Title change suggested by @lah7; Thanks for the tip!
Figured I would write this up real quick as I noticed some users were being long-winded and making posts so long they could be tl;dr'd. To avoid this, you should learn a little-known secret about Discourse that people don't know about.
Despite the best efforts of the Discourse team, it still succumbs to a trap of other forum software; it is not optimized for formal, proper writing. Also, because of people's short attention spans (which had only become worse in time) you can't just bang out extra-long paragraphs and expect them to be read. So here are some basic tips for writing in Discourse I found tend to work well for me. If your style differs, it isn't wrong, though you could probably optimize it by applying some of these techniques shown below:
Avoid proper paragraph-style writing
If it's more than six lines, people tend to skip such long swaths of text. Even that bit in the preface was stretching it, as if there are enough rows of text on the screen, one may lose concentration, skip lines and lose interest in your post.
There are a few ways of resolving this, but there is no one way better I had found than to avoid writing proper paragraphs if it'll be more than seven lines. Terrible as that sounds, Discourse is a place for informal writing, but also be informally informative. "Cliff notes", off-the-cuff and bite-sized morsels of information for people who are seeking a solution to a problem, or to just chat about current trends.
In the context of writing, a Widow is a single word at the beginning of a new line, that is at the end of a sentence. Highly conditional, and variable depending on element width, but widows can make a text less appealing and may cast away certain, more picky readers. So it may be of benefit to restructure a block of text so it doesn't end on a single word in a new line.
Conversely, you can use widows to keep the reader's attention. Ending a sentence with a single word on a new line can lead into your next point at the same line; it can exploit a nature of reading by replacing that feeling of emptiness with more information; Something I unintentionally do often.
Break it up with markdown
Add emphasis where it absolutely needs to be. Define elements of interest with bold and italic formatting. Try to use fixed-width text for program names if writing about a piece of software or providing a command. As the moderating team had shown me, you can also use the
<kbd> tag for keypresses if you are writing about a sequence of keys, i.e. (Fn +) Alt + F2.
There are a variety of ways to achieve this. Try it! (You can also use some HTML tags!)
Segmenting the text; splitting it up into multiple parts with headings and subheadings using hashtags (with a space after) can dramatically improve the readability of a long post which can better convey your point of interest. In doing this, you can call back to previous sections using headings so the reader can look over a previous text for better understanding of subsequent sections.

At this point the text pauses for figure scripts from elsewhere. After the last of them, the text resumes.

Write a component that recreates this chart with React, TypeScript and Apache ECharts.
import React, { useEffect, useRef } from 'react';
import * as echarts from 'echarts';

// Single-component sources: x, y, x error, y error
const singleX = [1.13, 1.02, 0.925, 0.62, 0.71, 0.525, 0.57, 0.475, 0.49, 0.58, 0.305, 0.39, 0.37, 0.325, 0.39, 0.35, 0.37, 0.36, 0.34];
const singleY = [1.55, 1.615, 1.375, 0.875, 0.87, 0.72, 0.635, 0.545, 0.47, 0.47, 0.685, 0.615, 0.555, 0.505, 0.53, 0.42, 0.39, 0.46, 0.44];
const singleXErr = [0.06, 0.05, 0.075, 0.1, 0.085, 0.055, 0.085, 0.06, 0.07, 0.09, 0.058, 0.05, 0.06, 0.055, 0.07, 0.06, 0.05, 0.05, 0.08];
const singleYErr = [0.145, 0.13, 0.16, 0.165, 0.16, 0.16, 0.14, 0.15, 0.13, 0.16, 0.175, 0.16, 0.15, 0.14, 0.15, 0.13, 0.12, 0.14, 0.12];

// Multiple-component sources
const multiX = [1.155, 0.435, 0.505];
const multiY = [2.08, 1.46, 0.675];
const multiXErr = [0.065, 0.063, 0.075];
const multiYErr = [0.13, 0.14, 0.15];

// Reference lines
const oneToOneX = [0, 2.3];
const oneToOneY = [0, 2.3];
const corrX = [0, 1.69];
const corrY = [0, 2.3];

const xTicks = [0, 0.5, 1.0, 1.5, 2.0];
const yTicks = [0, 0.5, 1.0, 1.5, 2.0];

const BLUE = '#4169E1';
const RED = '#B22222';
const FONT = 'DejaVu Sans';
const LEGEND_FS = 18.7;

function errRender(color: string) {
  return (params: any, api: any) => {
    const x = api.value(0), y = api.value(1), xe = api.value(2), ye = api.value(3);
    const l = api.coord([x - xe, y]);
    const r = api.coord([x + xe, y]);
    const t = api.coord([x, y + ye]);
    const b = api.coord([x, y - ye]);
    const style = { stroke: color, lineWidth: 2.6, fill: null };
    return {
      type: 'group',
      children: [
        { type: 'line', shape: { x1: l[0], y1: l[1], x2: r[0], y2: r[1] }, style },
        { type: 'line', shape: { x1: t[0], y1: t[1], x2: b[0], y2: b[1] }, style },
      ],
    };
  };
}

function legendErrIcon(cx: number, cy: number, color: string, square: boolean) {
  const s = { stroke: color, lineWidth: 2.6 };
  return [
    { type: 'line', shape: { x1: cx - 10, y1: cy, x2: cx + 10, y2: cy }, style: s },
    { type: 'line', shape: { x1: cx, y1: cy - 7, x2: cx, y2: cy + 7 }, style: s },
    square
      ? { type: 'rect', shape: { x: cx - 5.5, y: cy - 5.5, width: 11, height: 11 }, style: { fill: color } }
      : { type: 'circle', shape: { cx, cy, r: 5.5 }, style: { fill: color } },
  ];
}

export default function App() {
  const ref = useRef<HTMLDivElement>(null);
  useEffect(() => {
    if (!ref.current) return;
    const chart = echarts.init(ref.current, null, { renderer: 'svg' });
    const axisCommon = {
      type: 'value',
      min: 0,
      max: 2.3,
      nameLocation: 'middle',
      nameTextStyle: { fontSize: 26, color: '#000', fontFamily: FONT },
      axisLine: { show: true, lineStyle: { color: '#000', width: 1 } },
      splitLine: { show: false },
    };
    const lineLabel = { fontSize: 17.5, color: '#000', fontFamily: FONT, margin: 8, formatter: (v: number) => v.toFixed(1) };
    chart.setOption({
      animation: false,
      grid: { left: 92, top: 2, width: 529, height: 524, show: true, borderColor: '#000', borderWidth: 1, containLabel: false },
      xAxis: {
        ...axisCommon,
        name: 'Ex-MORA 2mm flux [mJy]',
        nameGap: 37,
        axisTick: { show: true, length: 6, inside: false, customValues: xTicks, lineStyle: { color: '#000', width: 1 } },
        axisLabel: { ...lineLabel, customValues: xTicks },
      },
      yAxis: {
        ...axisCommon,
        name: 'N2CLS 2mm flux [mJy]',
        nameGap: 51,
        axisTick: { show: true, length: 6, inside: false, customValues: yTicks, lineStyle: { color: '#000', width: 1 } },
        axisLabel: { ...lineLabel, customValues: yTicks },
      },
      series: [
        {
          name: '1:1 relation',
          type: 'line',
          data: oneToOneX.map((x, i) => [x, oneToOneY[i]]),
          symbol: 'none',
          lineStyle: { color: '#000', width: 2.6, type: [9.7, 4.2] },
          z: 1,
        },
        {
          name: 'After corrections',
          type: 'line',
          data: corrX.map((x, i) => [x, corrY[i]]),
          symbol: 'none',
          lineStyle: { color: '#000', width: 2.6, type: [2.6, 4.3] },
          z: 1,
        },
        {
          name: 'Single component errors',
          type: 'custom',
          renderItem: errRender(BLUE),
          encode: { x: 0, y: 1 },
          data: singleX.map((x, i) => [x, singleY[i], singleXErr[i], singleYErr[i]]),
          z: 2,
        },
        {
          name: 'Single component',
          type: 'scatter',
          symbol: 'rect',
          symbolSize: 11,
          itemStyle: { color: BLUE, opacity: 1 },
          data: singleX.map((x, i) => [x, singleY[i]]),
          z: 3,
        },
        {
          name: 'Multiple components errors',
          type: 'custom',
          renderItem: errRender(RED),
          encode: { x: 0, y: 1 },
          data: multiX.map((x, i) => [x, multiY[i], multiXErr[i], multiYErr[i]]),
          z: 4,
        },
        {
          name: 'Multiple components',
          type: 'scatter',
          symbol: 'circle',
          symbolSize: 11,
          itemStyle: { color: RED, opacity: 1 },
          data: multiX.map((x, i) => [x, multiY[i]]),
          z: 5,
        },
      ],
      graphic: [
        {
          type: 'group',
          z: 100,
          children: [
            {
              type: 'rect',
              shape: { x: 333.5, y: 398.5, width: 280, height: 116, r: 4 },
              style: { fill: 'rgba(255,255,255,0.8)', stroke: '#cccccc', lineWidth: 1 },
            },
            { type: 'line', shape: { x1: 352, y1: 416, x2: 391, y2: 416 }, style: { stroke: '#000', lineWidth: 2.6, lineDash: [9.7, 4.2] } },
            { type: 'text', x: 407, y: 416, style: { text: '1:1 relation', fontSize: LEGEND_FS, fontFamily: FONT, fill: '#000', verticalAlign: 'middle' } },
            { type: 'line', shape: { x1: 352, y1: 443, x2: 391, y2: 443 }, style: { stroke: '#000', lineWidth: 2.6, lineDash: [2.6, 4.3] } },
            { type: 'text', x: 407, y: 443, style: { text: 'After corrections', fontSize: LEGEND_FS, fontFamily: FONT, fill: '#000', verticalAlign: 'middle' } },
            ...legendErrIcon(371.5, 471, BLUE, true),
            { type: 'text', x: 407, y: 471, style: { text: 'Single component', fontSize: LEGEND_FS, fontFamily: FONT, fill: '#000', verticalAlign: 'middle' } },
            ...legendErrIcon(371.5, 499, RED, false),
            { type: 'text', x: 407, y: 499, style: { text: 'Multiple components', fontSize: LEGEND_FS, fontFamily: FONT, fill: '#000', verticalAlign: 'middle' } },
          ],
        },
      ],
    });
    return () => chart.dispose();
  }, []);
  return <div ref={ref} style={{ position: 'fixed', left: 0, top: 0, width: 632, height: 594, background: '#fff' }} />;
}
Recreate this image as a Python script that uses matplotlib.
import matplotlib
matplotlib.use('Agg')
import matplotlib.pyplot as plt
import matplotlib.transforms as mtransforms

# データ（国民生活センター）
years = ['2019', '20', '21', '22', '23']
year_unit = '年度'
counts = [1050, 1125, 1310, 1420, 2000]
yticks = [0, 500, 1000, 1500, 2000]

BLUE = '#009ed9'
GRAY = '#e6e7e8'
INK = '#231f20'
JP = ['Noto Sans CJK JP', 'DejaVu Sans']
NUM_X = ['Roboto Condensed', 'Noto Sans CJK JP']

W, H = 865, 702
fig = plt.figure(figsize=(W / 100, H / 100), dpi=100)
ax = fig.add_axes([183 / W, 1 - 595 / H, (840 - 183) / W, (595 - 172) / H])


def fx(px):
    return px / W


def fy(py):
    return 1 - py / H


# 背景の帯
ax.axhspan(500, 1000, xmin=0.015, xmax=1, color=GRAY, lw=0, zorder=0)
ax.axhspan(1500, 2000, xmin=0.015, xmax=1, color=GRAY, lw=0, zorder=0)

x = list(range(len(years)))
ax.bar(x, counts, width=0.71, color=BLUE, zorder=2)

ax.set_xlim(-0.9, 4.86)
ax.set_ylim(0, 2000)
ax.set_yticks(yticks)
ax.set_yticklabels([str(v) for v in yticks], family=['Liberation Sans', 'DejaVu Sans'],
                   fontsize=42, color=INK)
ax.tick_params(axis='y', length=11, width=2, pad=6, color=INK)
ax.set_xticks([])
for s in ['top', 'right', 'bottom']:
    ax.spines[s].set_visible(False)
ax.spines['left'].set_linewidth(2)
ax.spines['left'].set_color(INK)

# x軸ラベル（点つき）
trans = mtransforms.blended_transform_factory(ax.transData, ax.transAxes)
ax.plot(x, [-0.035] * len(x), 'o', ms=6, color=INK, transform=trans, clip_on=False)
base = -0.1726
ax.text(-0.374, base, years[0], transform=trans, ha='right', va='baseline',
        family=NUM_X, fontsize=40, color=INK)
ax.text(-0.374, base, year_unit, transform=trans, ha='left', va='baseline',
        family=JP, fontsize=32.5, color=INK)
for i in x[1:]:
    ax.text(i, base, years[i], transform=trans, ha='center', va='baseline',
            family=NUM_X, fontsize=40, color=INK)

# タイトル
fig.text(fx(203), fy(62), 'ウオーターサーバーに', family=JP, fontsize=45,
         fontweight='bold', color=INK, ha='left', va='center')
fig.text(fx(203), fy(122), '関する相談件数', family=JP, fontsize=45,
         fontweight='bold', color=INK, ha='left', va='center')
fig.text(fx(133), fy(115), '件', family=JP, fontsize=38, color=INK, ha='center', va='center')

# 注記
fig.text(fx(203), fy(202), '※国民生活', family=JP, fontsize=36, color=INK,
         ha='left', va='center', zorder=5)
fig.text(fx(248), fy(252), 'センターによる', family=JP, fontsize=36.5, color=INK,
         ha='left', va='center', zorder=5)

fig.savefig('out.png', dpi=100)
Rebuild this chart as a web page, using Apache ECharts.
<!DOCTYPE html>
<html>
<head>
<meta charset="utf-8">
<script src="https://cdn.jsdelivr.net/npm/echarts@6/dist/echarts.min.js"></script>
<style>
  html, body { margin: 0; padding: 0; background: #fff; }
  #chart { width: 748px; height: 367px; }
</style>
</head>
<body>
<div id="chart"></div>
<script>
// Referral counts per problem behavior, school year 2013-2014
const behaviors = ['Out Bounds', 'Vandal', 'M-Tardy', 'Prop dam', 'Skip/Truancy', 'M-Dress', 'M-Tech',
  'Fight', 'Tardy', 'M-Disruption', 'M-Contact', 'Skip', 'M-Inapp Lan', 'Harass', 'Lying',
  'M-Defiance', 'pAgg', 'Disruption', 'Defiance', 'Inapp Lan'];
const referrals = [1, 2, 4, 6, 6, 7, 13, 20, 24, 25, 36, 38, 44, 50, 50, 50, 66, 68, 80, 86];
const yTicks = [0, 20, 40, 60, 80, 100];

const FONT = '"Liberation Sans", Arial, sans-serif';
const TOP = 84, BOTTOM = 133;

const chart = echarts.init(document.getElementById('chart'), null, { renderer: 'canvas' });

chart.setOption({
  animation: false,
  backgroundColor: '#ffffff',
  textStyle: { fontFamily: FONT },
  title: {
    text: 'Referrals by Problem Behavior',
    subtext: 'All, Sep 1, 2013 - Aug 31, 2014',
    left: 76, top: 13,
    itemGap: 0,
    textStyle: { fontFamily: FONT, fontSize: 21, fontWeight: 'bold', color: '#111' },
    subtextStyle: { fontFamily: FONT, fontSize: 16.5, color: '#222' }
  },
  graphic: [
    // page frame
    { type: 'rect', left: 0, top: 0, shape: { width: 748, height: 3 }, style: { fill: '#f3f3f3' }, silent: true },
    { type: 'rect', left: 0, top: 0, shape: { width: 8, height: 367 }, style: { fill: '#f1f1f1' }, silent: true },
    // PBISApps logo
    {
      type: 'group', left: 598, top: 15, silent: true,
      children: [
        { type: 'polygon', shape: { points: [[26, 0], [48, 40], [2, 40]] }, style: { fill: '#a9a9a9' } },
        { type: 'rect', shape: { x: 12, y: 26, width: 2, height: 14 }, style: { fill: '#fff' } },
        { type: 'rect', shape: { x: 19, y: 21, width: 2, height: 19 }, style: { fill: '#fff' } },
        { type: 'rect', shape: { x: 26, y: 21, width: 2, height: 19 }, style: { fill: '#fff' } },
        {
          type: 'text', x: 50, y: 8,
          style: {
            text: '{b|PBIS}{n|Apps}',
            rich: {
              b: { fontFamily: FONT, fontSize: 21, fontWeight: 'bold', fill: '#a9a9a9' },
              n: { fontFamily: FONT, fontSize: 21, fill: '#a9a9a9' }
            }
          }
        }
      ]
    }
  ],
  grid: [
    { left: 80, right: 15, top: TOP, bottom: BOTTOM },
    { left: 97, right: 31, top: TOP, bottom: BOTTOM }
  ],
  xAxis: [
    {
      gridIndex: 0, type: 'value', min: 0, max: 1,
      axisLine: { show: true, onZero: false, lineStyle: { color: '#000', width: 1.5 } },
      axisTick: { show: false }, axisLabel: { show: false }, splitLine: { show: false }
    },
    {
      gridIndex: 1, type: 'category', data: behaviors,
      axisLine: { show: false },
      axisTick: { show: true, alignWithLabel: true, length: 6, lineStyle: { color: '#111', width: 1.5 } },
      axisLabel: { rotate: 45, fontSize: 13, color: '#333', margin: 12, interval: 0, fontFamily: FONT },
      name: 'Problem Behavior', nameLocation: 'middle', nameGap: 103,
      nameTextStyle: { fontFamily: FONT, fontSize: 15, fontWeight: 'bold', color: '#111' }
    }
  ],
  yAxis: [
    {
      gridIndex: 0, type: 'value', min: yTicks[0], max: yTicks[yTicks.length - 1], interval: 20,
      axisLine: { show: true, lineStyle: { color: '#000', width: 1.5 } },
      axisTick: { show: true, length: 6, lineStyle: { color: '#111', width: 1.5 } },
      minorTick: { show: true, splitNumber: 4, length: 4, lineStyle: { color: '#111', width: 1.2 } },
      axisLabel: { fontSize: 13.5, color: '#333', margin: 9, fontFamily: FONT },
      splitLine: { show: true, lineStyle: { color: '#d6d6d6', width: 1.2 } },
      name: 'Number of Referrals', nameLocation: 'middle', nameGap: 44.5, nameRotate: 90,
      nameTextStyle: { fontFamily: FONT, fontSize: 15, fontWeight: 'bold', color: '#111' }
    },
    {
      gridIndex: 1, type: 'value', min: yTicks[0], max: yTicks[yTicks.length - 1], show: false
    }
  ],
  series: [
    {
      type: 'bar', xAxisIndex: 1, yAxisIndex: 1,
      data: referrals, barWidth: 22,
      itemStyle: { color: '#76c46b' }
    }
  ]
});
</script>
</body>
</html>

Use superscript for extra information
There are a variety of ways to handle this; One could use unicode superscript numerals for footnotes, or just place a bit of information below an informative text, but the most simple way I found to cast attention toward extra text is to use superscript. Using the HTML
<sup> tag also opens up more creative use of emojies, which can spice up a post without looking too obnoxious
For mathematics, it also comes in handy!
<sub>is supported for subscript also!
Addendum: Image small print
If you are sharing a picture, a brief context about the image is nice, but there is one problem with that; if you keep the text normal-size you may find it difficult to cleanly flow into the next piece of information because the text below the image is the focus of attention, not necessarily the content after it.
To resolve this, you can use superscript on a new line below the image. This is great for citing an image source, or presenting the context or ancillary details of an image, and it also spaces out nicely so the details are separate from the main body, despite being inside of it.
Use blockquote for extra information
Alternative approaches, caveats, ancillary information only tangentially related; All of this shouldn't be in your main point unless it absolutely does not fit being in a blockquote. To make a quote, begin a new line with the greater-than symbol (
>). That's it. And that may be the difference between beneficial "Margin text" being read or being ignored.
Use as few words as possible
...But not to where you appear like a robot void of personality. Limiting your writing can help to not only get a point across quicker, but also show you value the time of the reader. You may have spent hours on something that can be read in only fifteen minutes, but people will like you more if you simply get to the point, unless there is some beneficial information or warning as a preface.